Another problem faced by late preterm infants is delayed neurological development. In this regard, brain maturation intensifies from week 34 onwards. In fact, at 35 weeks, the fetal brain weighs only 65% of the brain of a full-term newborn and its external surface contains fewer sulci.

In the case of late preterm infants, much of the fetal neural development must take place outside the womb. And as we’ve mentioned, nothing in the world can match the conditions that the womb provides. Therefore, being born early predisposes children to the development of motor, cognitive, or behavioral problems.

For this reason, late preterm infants should have a strict pediatric follow-up during the first years in order to identify any neurological or other problems as soon as possible. In the pre-school and school years, these children may manifest some of the following conditions:

  • Psychomotor deficits
  • Problems in language development
  • Attention deficit hyperactivity disorder (ADHD) and learning disabilities
  • Behavioral disorders
A child with ADHD.
ADHD is a condition strongly associated with prematurity, although this isn’t its only cause.

Care that late preterm infants require

As we’ve said, late preterm infants have higher health risks and therefore, should receive special care after discharge from maternity.

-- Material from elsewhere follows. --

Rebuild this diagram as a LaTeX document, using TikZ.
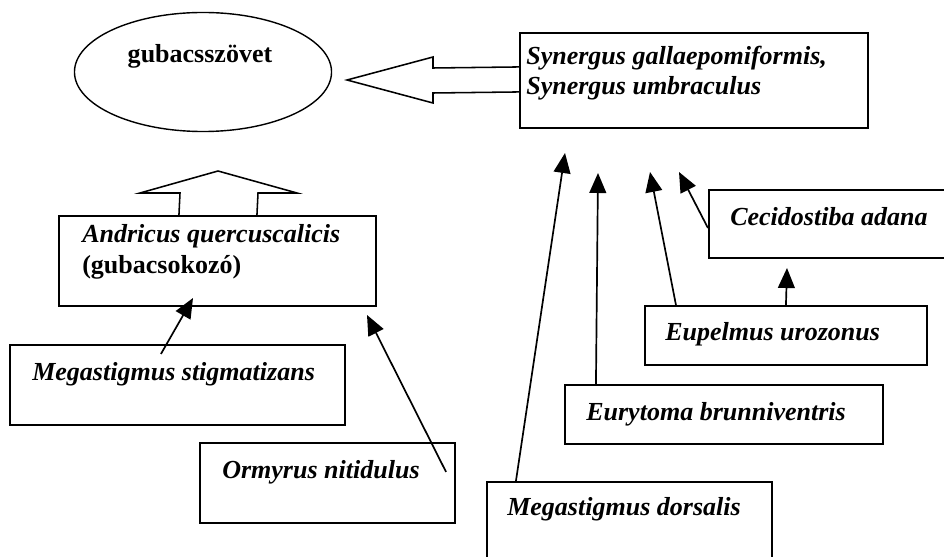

Hospital readmission rates are 2 to 3 times higher in late preterm infants than in term newborns.

To avoid this outcome, different pediatric associations, such as the Spanish Society of Neonatology, suggest a series of care measures to guarantee the well-being of late preterm infants:

  • Exclusive breastfeeding: Mother’s milk is the best food for babies, especially premature babies. The benefits it provides are key to their growth and development. However, it’s possible that there may be greater problems adapting to the breast, due to the baby’s immaturity.
  • Skin-to-skin: The habit of maintaining skin-to-skin contact with the infant, as well as the kangaroo method, is very beneficial for late preterm infants. Physical contact, cuddling, and caressing promote body temperature regulation and bonding. And, in turn, they promote better physical and neurological development.
  • Complementary feeding: Late preterm infants may have limitations in their growth and the diet should be supervised by the specialist. The initiation of complementary feeding should be based on their maturational status, corrected age, and motor development.
  • Vaccination schedule: Late preterm infants should follow the same vaccination schedule as full-term infants, regardless of their gestational age and birth weight. Adequate compliance, without delays, is key to preventing morbidity and mortality due to these infectious diseases.

Late preterm infants require special follow-up

Certainly, most late preterm infants have a favorable evolution. However, they should be offered special follow-up during the first years of life, in order to prevent alterations or detect possible problems over time.

To achieve the best well-being of these children, the most important thing is the joint work between parents, caregivers, and health personnel involved.